--- Problem details ---
How many lines of the records hold the string "matplotlib"? Reply with the number alone.

--- BEGIN Recorded information ---

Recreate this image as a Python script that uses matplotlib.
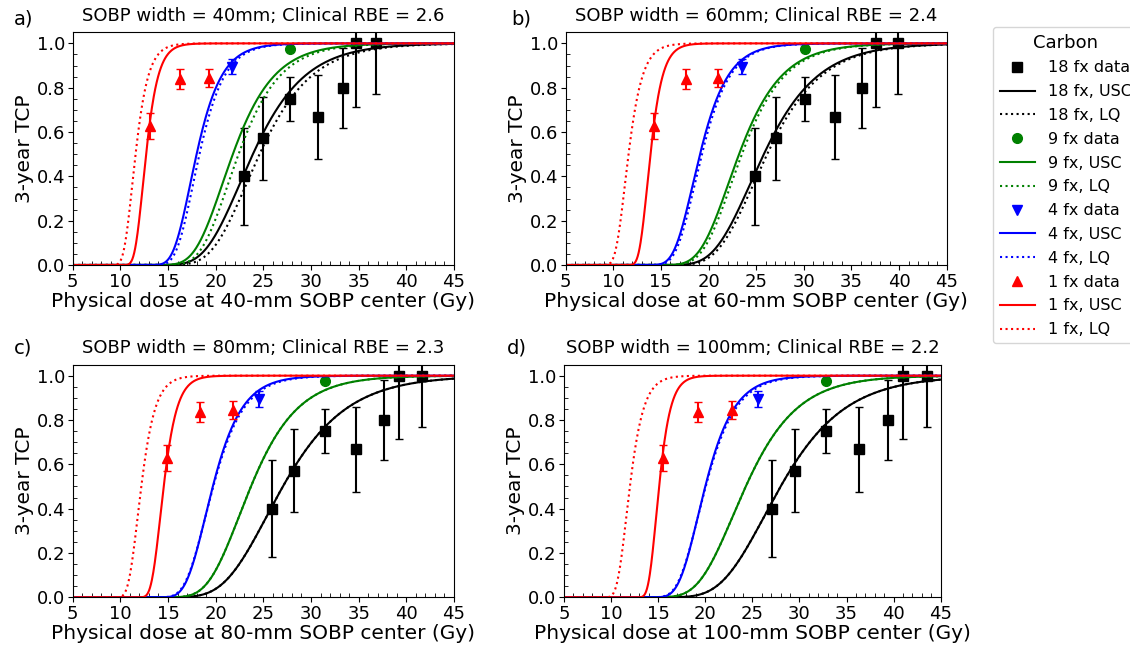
import numpy as np
import matplotlib
matplotlib.use("Agg")
import matplotlib.pyplot as plt
from matplotlib.ticker import MultipleLocator

# panels
widths = [40, 60, 80, 100]
rbe = [2.6, 2.4, 2.3, 2.2]
labels = ["a)", "b)", "c)", "d)"]

# clinical data (dose in Gy(RBE)) -> physical dose = dose / clinical RBE
fx18_dose = [59.6, 65.0, 72.3, 79.8, 86.7, 90.3, 95.8]
fx18_tcp = [0.40, 0.571, 0.75, 0.667, 0.80, 1.0, 1.0]
fx18_err = [0.22, 0.187, 0.10, 0.19, 0.18, 0.285, 0.23]
fx9_dose = [72.3]
fx9_tcp = [0.975]
fx9_err = [0.008]
fx4_dose = [56.4]
fx4_tcp = [0.895]
fx4_err = [0.035]
fx1_dose = [34.2, 42.2, 50.3]
fx1_tcp = [0.628, 0.838, 0.845]
fx1_err = [0.06, 0.045, 0.04]

# model curves: D50 (Gy) and slope k per panel, order 18, 9, 4, 1 fx
usc_d50 = [[23.9, 21.8, 18.0, 12.7],
           [25.8, 23.2, 19.1, 13.9],
           [27.05, 23.7, 19.7, 14.55],
           [28.0, 24.3, 20.0, 15.1]]
usc_k = [[0.27, 0.34, 0.56, 1.15],
         [0.26, 0.33, 0.50, 1.15],
         [0.22, 0.30, 0.48, 1.05],
         [0.215, 0.27, 0.48, 1.20]]
lq_d50 = [[24.6, 22.4, 18.3, 11.6],
          [26.15, 23.5, 19.3, 11.6],
          [27.05, 23.7, 19.75, 12.2],
          [28.0, 24.3, 20.05, 12.0]]
lq_k = [[0.27, 0.34, 0.56, 1.10],
        [0.26, 0.33, 0.50, 1.00],
        [0.22, 0.30, 0.46, 1.00],
        [0.215, 0.27, 0.46, 1.00]]

fx_names = ["18", "9", "4", "1"]
colors = ["black", "green", "blue", "red"]
markers = ["s", "o", "v", "^"]


def tcp(d, d50, k):
    return np.exp(-np.log(2) * np.exp(-k * (d - d50)))


fig = plt.figure(figsize=(11.3, 6.5), dpi=100)
positions = [[0.0643, 0.5923, 0.3375, 0.358],
             [0.5006, 0.5923, 0.3372, 0.358],
             [0.0643, 0.0811, 0.3375, 0.358],
             [0.4991, 0.0811, 0.3334, 0.358]]
lab_pos = [(0.012, 0.962), (0.452, 0.962), (0.012, 0.456), (0.449, 0.456)]

data = [(fx18_dose, fx18_tcp, fx18_err), (fx9_dose, fx9_tcp, fx9_err),
        (fx4_dose, fx4_tcp, fx4_err), (fx1_dose, fx1_tcp, fx1_err)]

dd = np.linspace(5, 45, 800)
handles = []
for p in range(4):
    ax = fig.add_axes(positions[p])
    for i in range(4):
        xd = np.array(data[i][0]) / rbe[p]
        ax.errorbar(xd, data[i][1], yerr=data[i][2], fmt="none",
                    ecolor=colors[i], elinewidth=1.5, capsize=3)
        h1, = ax.plot(xd, data[i][1], markers[i], color=colors[i], ms=7,
                      label=fx_names[i] + " fx data")
        h2, = ax.plot(dd, tcp(dd, usc_d50[p][i], usc_k[p][i]), "-",
                      color=colors[i], lw=1.5, label=fx_names[i] + " fx, USC")
        h3, = ax.plot(dd, tcp(dd, lq_d50[p][i], lq_k[p][i]), ":",
                      color=colors[i], lw=1.5, label=fx_names[i] + " fx, LQ")
        if p == 0:
            handles += [h1, h2, h3]
    ax.set_xlim(5, 45)
    ax.set_ylim(0, 1.05)
    ax.xaxis.set_major_locator(MultipleLocator(5))
    ax.xaxis.set_minor_locator(MultipleLocator(1))
    ax.yaxis.set_major_locator(MultipleLocator(0.2))
    ax.yaxis.set_minor_locator(MultipleLocator(0.05))
    ax.tick_params(which="major", direction="out", labelsize=13, pad=2)
    ax.tick_params(which="minor", direction="in", length=3)
    ax.set_title("SOBP width = %dmm; Clinical RBE = %.1f" % (widths[p], rbe[p]),
                 fontsize=13, pad=8)
    ax.set_xlabel("Physical dose at %d-mm SOBP center (Gy)" % widths[p],
                  fontsize=14.5, labelpad=1)
    ax.set_ylabel("3-year TCP", fontsize=14.5, labelpad=2)
    fig.text(lab_pos[p][0], lab_pos[p][1], labels[p], fontsize=14)

fig.legend(handles=handles, loc="upper left", bbox_to_anchor=(0.879, 0.958),
           borderaxespad=0, fontsize=11.5, title="Carbon", title_fontsize=13,
           handlelength=2.2, labelspacing=0.55)

fig.savefig("out.png", dpi=100)
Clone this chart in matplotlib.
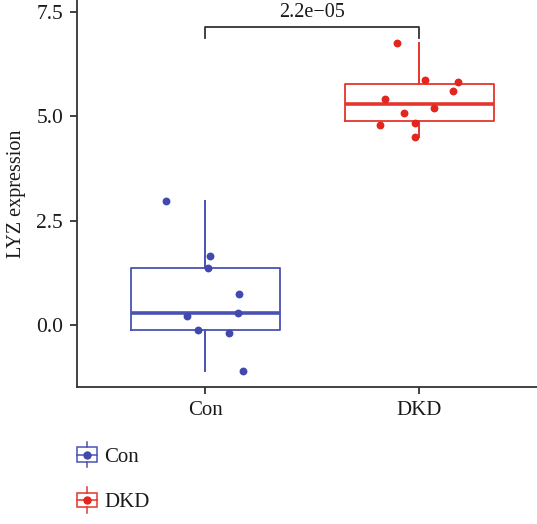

--- END Recorded information ---

--- Task response ---
6